A 47-point CRO audit is specifically designed to identify and prioritise funnel leaks across all stages before any testing begins.

Frequently Asked Questions

What is funnel optimization?

Funnel optimisation is the systematic process of analysing and improving each stage of a conversion funnel — the path visitors take from first landing on your site to completing a desired action. It involves identifying where visitors drop off at the highest rate, understanding why they leave, and testing changes that reduce that drop-off. Even small improvements at high-drop-off stages compound into significant revenue gains.

What is a conversion funnel?

A conversion funnel (or sales funnel) is the series of steps a visitor takes from first contact with your brand to completing a desired action. A typical e-commerce funnel: Homepage → Category page → Product page → Cart → Checkout → Purchase. At each stage, a percentage of visitors drop off. The funnel narrows as visitors progress, which is why early-stage drop-off is often more impactful to fix than late-stage.

How do you identify funnel drop-off points?

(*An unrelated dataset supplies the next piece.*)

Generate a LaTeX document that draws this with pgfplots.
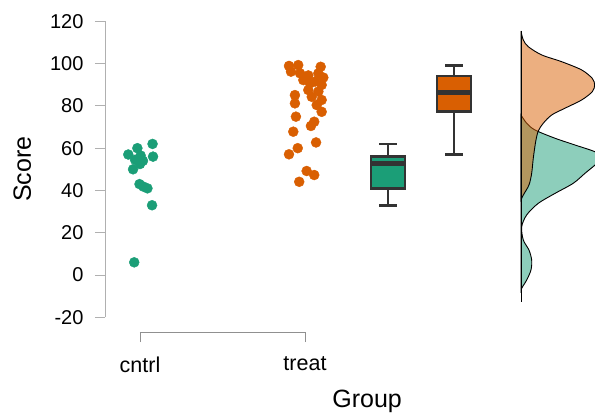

Identify funnel drop-off using: (1) Google Analytics 4 funnel exploration reports — shows the exact drop-off percentage at each step, (2) session recordings — watch real visitors encounter friction points, (3) heatmaps — see where visitors click and scroll before abandoning, (4) exit surveys — ask visitors why they're leaving. Focus optimisation work on the step with the highest absolute drop-off first — that's where the most revenue is leaking.